Ausgehend von seiner fehlerhaften finanzpolitischen Analyse bleibt Bücking nur die Kapitulation vor der normativen Kraft des Faktischen. Der Staat hat seine Schuldigkeit getan, er kann gehen. An seiner statt tritt die Bürgergesellschaft. Sie verspricht vermeintliche Linderung für die gebeutelte Staatskasse. Die Beteiligungsmodelle à la Bücking setzen allerdings ein hohes Engagement jedes Einzelnen voraus und am Ende auch nicht zu unterschätzende Finanzmittel. Das heißt: Entweder bringt die Politik von Bücking unterm Strich keine finanzpolitische Entlastung oder sie schließt vor allem diejenigen Bevölkerungsgruppen und Stadtteile von Teilhabe aus, deren momentane Fähigkeit zur Selbstorganisation und Eigenfinanzierung gering ist. So wird aus der Bürgergesellschaft die Bildungsbürgergesellschaft.

Angesichts der demographischen Entwicklung, angesichts der zunehmenden (Kinder-)Armut und der sich öffnenden Schere zwischen Arm und Reich, angesichts der nicht bewältigten ökologischen Herausforderung verbietet sich eine Politik des Abbaus des Staates. Der Staat ist die einzige Instanz, die die notwendige politische Regulierung mit dem Ziel der Wahrung sozialer Balance durchsetzen kann. Wer vor allem eine Rücknahme des Staates propagiert, geht letztlich der neoliberalen Propaganda auf den Leim. Das heißt übrigens nicht, dass alles so bleiben soll, wie es ist. Im Gegenteil. Wir brauchen dringend eine Reform staatlichen Handelns durch Vernetzung und Einbeziehung der Bürger.
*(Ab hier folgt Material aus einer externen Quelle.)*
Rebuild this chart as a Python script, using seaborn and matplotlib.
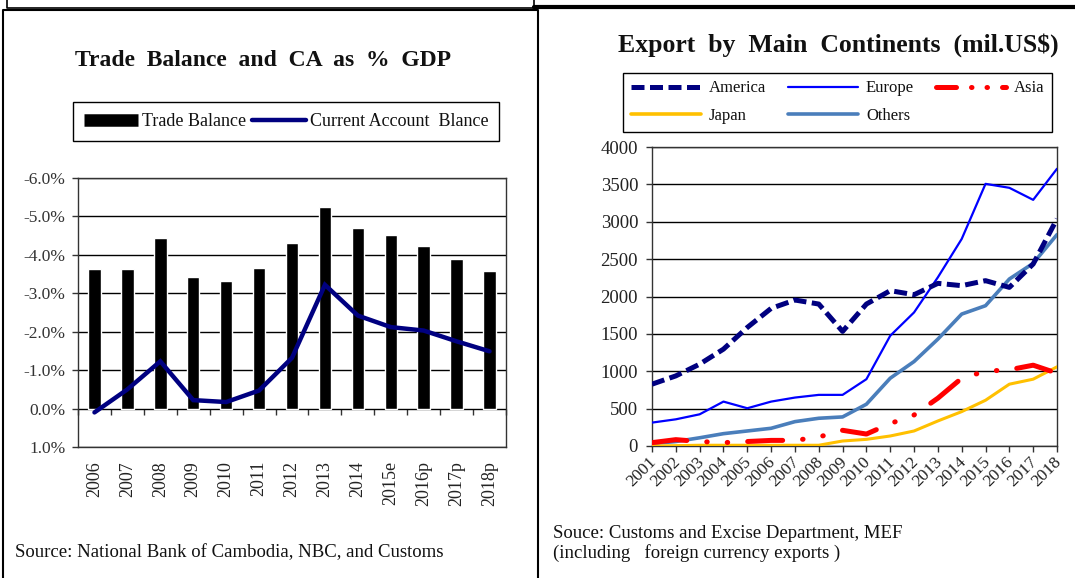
import numpy as np
import pandas as pd
import matplotlib
matplotlib.use('Agg')
import matplotlib.pyplot as plt
from matplotlib.lines import Line2D
import matplotlib.transforms as mtransforms
import seaborn as sns

# left chart data (% of GDP, deficits are negative)
tb_years = ['2006', '2007', '2008', '2009', '2010', '2011', '2012', '2013',
            '2014', '2015e', '2016p', '2017p', '2018p']
trade_balance = [-3.62, -3.62, -4.45, -3.42, -3.32, -3.65, -4.32, -5.25,
                 -4.71, -4.51, -4.24, -3.88, -3.59]
current_account = [0.10, -0.50, -1.23, -0.22, -0.17, -0.47, -1.32, -3.22,
                   -2.42, -2.12, -2.03, -1.75, -1.49]

# right chart data (mil. US$)
exp_years = list(range(2001, 2019))
america = [827, 938, 1095, 1296, 1586, 1841, 1953, 1899, 1533, 1899, 2078, 2024,
           2176, 2145, 2212, 2122, 2435, 3038]
europe = [313, 357, 424, 594, 505, 594, 648, 684, 684, 894, 1475, 1787,
          2257, 2770, 3507, 3454, 3293, 3709]
asia = [45, 85, 60, 45, 60, 75, 75, 120, 210, 160, 300, 415,
        640, 907, 1000, 1020, 1081, 974]
japan = [0, 5, 10, 10, 10, 10, 10, 10, 67, 89, 134, 201,
         335, 460, 612, 827, 894, 1059]
others = [31, 60, 110, 165, 201, 237, 326, 371, 389, 559, 907, 1130,
          1430, 1765, 1877, 2234, 2444, 2828]

sns.set_theme(style='white')
plt.rcParams['font.family'] = ['Liberation Serif', 'DejaVu Serif']
plt.rcParams['text.color'] = '#111111'

W, H = 1075, 578
fig = plt.figure(figsize=(W / 100, H / 100), dpi=100)


def px_rect(x0, y0, x1, y1):
    # pixel box (top-left origin) -> figure fraction rect
    return [x0 / W, 1 - y1 / H, (x1 - x0) / W, (y1 - y0) / H]


# ---------------- left: trade balance and CA ----------------
ax1 = fig.add_axes(px_rect(78, 178, 506, 447))
df_tb = pd.DataFrame({'year': tb_years, 'tb': trade_balance})
sns.barplot(data=df_tb, x='year', y='tb', color='black', width=0.38,
            saturation=1, ax=ax1, zorder=3)
sns.lineplot(x=np.arange(len(tb_years)), y=current_account, color='#000080',
             lw=3.2, ax=ax1, zorder=4, solid_joinstyle='miter')
ax1.set_ylim(1, -6)
ax1.set_xlim(-0.5, len(tb_years) - 0.5)
ax1.set_yticks(np.arange(-6, 1.5, 1))
ax1.set_yticklabels([f'{abs(v) if v == 0 else v:.1f}%' for v in np.arange(-6, 1.5, 1)])
ax1.yaxis.grid(True, color='black', lw=1, zorder=0)
ax1.set_axisbelow(True)
ax1.set_xlabel('')
ax1.set_ylabel('')
ax1.tick_params(axis='x', length=0, pad=10, labelsize=13, rotation=90,
                labelcolor='#222222')
ax1.tick_params(axis='y', length=4, width=1, direction='out', left=True,
                labelsize=12.5, pad=5, colors='#333333', labelcolor='#333333')
for lab in ax1.get_xticklabels():
    lab.set_va('top')
for s in ax1.spines.values():
    s.set_color('#333333')
    s.set_linewidth(1)
# category tick marks along the zero line
sec = ax1.secondary_xaxis(1 / 7)
sec.set_xticks(np.arange(-0.5, len(tb_years), 1))
sec.tick_params(length=4, width=1, labelbottom=False, colors='#333333')
sec.spines['bottom'].set_visible(False)

fig.text(263 / W, 1 - 61 / H, 'Trade  Balance  and  CA  as  %  GDP', ha='center',
         va='center', fontsize=17, fontweight='bold')
h_tb = Line2D([], [], color='black', lw=9, solid_capstyle='butt')
h_ca = Line2D([], [], color='#000080', lw=3.2, solid_capstyle='round')
fig.legend([h_tb, h_ca], ['Trade Balance', 'Current Account  Blance'],
           loc='upper left', ncol=2, mode='expand',
           bbox_to_anchor=(73 / W, 1 - 139 / H, (499 - 73) / W, 37 / H),
           frameon=True, fancybox=False, edgecolor='black', framealpha=1,
           fontsize=13, handlelength=3.0, handletextpad=0.2, columnspacing=0.6,
           borderpad=0.6, borderaxespad=0)
fig.text(15 / W, 1 - 553 / H, 'Source: National Bank of Cambodia, NBC, and Customs',
         ha='left', va='center', fontsize=13.5)

# ---------------- right: exports by continent ----------------
ax2 = fig.add_axes(px_rect(652, 147, 1057, 446))
sns.lineplot(x=exp_years, y=others, color='#4A7EBB', lw=2.6, ax=ax2, zorder=3)
sns.lineplot(x=exp_years, y=japan, color='#FFC000', lw=2.2, ax=ax2, zorder=3)
sns.lineplot(x=exp_years, y=asia, color='#FF0000', lw=3.6, ax=ax2, zorder=4,
             linestyle=(0, (7, 4, 0.1, 4, 0.1, 4)), dash_capstyle='round')
sns.lineplot(x=exp_years, y=europe, color='#0000FF', lw=1.6, ax=ax2, zorder=5)
sns.lineplot(x=exp_years, y=america, color='#000080', lw=3.6, ax=ax2, zorder=6,
             linestyle=(0, (2.6, 1.1)))
ax2.set_xlim(2001, 2018)
ax2.set_ylim(0, 4000)
ax2.set_xticks(exp_years)
ax2.set_yticks(np.arange(0, 4001, 500))
ax2.yaxis.grid(True, color='black', lw=1, zorder=0)
ax2.set_axisbelow(True)
ax2.tick_params(axis='x', length=4, width=1, direction='out', bottom=True,
                labelsize=12.5, pad=6, colors='#333333', labelcolor='#222222')
ax2.tick_params(axis='y', length=4, width=1, direction='out', left=True,
                labelsize=13.5, pad=6, colors='#333333', labelcolor='#222222')
offset = mtransforms.ScaledTranslation(2 / 100, 0, fig.dpi_scale_trans)
for lab in ax2.get_xticklabels():
    lab.set_rotation(45)
    lab.set_ha('right')
    lab.set_va('center')
    lab.set_rotation_mode('anchor')
    lab.set_transform(lab.get_transform() + offset)
for s in ax2.spines.values():
    s.set_color('#333333')
    s.set_linewidth(1)

fig.text(838 / W, 1 - 45 / H, 'Export  by  Main  Continents  (mil.US$)', ha='center',
         va='center', fontsize=18.5, fontweight='bold')
handles = [
    Line2D([], [], color='#000080', lw=3.6, linestyle=(0, (2.6, 1.1))),
    Line2D([], [], color='#0000FF', lw=1.6),
    Line2D([], [], color='#FF0000', lw=3.6, linestyle=(0, (4, 3, 0.1, 3, 0.1, 3)),
           dash_capstyle='round'),
    Line2D([], [], color='#FFC000', lw=2.6),
    Line2D([], [], color='#4A7EBB', lw=2.6),
]
labels = ['America', 'Europe', 'Asia', 'Japan', 'Others']
# legend fills rows first: reorder for ncol=3 column-major layout
order = [0, 3, 1, 4, 2]
fig.legend([handles[i] for i in order], [labels[i] for i in order],
           loc='upper left', ncol=3, mode='expand',
           bbox_to_anchor=(623 / W, 1 - 131 / H, (1052 - 623) / W, 58 / H),
           frameon=True, fancybox=False, edgecolor='black', framealpha=1,
           fontsize=12, handlelength=4.2, handletextpad=0.5, columnspacing=1.0,
           borderpad=0.45, labelspacing=0.7, borderaxespad=0)
fig.text(553 / W, 1 - 533 / H, 'Souce: Customs and Excise Department, MEF',
         ha='left', va='center', fontsize=13.5)
fig.text(553 / W, 1 - 553 / H, '(including   foreign currency exports )',
         ha='left', va='center', fontsize=13.5)

# panel frames
def fline(xs, ys, lw=1.5, color='black'):
    fig.add_artist(Line2D([x / W for x in xs], [1 - y / H for y in ys],
                          lw=lw, color=color, transform=fig.transFigure))

fline([2.5, 2.5, 537.5, 537.5], [578, 9.5, 9.5, 578])
fline([6.5, 6.5, 534, 534], [0, 7.5, 7.5, 0], lw=1.2)
fline([534, 1075], [6.5, 6.5], lw=3)

fig.savefig('out.png', dpi=100)
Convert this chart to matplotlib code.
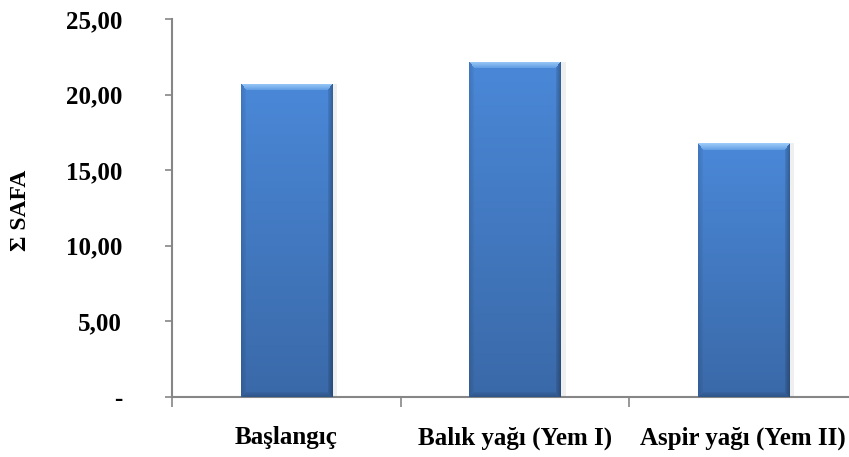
import matplotlib
matplotlib.use("Agg")
import matplotlib.pyplot as plt
import numpy as np
from matplotlib.colors import to_rgb

categories = ["Başlangıç", "Balık yağı (Yem I)", "Aspir yağı (Yem II)"]
safa = [20.72, 22.16, 16.78]
y_ticks = [0, 5, 10, 15, 20, 25]
y_tick_labels = ["-", "5,00", "10,00", "15,00", "20,00", "25,00"]

plt.rcParams["font.family"] = ["Liberation Serif", "DejaVu Serif"]
plt.rcParams["font.weight"] = "bold"

W, H = 849, 457
fig = plt.figure(figsize=(W / 100, H / 100), dpi=100)
ax = fig.add_axes([172 / W, (H - 397) / H, 685.5 / W, (397 - 19) / H])
ax.set_xlim(-0.5, 2.5)
ax.set_ylim(0, 25)

x = np.arange(len(categories))
bw = 0.40
bars = ax.bar(x, safa, width=bw, color="#4682d2", edgecolor="none", zorder=2)


def bevel_image(w_px, h_px, bt=7, bs=5):
    """RGB array for a bevelled bar face, rows top->bottom."""
    rows, cols = np.mgrid[0:h_px, 0:w_px].astype(float)
    # distances scaled so that each bevel band maps to [0, 1)
    d_t = rows / bt
    d_b = (h_px - 1 - rows) / bs
    d_l = cols / bs
    d_r = (w_px - 1 - cols) / bs
    t = rows / max(h_px - 1, 1)
    top_c, bot_c = np.array(to_rgb("#4a88d8")), np.array(to_rgb("#3a69a8"))
    img = top_c[None, None, :] * (1 - t[..., None]) + bot_c[None, None, :] * t[..., None]
    faces = np.stack([d_t, d_l, d_r, d_b])
    which = np.argmin(faces, axis=0)
    dmin = np.min(faces, axis=0)
    inb = dmin < 1
    s = dmin[..., None]
    light_edge, light_in = np.array(to_rgb("#9ccaf8")), np.array(to_rgb("#5c9ae2"))
    top_face = light_edge * (1 - s) + light_in * s
    left_face = img * (0.88 + 0.10 * s)
    right_face = img * (0.72 + 0.22 * s)
    bottom_face = img * (0.82 + 0.15 * s)
    for k, face in enumerate([top_face, left_face, right_face, bottom_face]):
        m = inb & (which == k)
        img[m] = face[m]
    return np.clip(img, 0, 1)


px_per_unit = 378 / 25
px_per_cat = 685.5 / 3
for rect in bars:
    x0 = rect.get_x()
    w = rect.get_width()
    h = rect.get_height()
    img = bevel_image(int(round(w * px_per_cat)), int(round(h * px_per_unit)))
    im = ax.imshow(img, extent=(x0, x0 + w, 0, h), aspect="auto",
                   interpolation="nearest", zorder=3)
    im.set_clip_path(rect)
    # soft shadow to the right of the bar
    ax.bar(x0 + w + 0.012, h, width=0.024, align="center",
           color="#efefef", edgecolor="none", zorder=1)

ax.set_xlim(-0.5, 2.5)
ax.set_ylim(0, 25)
ax.set_yticks(y_ticks)
ax.set_yticklabels(y_tick_labels, fontsize=18, fontweight="bold")

ax.set_xticks([-0.5, 0.5, 1.5, 2.5])
ax.set_xticklabels([])
ax.set_xticks(x, minor=True)
ax.set_xticklabels(categories, minor=True, fontsize=18, fontweight="bold")
ax.tick_params(axis="x", which="minor", length=0, pad=21)
ax.tick_params(axis="x", which="major", length=7, width=1.2, color="#868686", direction="out")
ax.tick_params(axis="y", length=5, width=1.2, color="#868686", direction="out", pad=31)

for s in ["top", "right"]:
    ax.spines[s].set_visible(False)
for s in ["left", "bottom"]:
    ax.spines[s].set_color("#868686")
    ax.spines[s].set_linewidth(1.5)

fig.text(20 / W, 1 - 210 / H, "Σ SAFA", rotation=90, ha="center", va="center",
         fontsize=17, fontweight="bold")

fig.savefig("out.png", dpi=100)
Inhaltlich geht es um folgende Eckpunkte:

1. Bremen muss sich für eine Stärkung der Wirtschaftskraft und die Schaffung von Arbeitsplätzen einsetzen.

2. Die demographische Entwicklung erfordert einen umfassenden Umbau der sozialen Infrastruktur, verbunden mit einer Aktivierung und Einbeziehung der Bevölkerung in die Angelegenheiten der Stadtgesellschaft.

3. Um den Trend zu einer Vertiefung der gesellschaftlichen Spaltung entgegenzuwirken, bedarf es auch in der Stadt einer staatlich vermittelten Umverteilung.

4. Die Leistungsfähigkeit der Wirtschaft hängt in hohem Maße vom Wissen und Können der Erwerbstätigen ab. Die Schaffung der Rahmenbedingungen für lebenslanges Lernen ist die zentrale Zukunftsaufgabe gerade der Bundesländer.

Die Selbständigkeit ist zur Verwirklichung einer solchen Politik kein Luxus, sondern Bedingung für die Erreichung der Ziele. Mitnichten ist sie die Lizenz zum Schuldenmachen. Der Wille zur Selbständigkeit steht für den Anspruch auf auskömmliche Finanzen, die Bereitschaft zur Übernahme finanzpolitischer Verantwortung auf der Ausgabenseite, für die Entwicklung von Kreativität beim Stadtumbau und den Willen zur Selbstbestimmung. Der neue Senat ist erste Schritte in diese Richtung gegangen. Um die Korrektur durchzusetzen, bedarf es aber noch vieler Auseinandersetzungen und Debatten.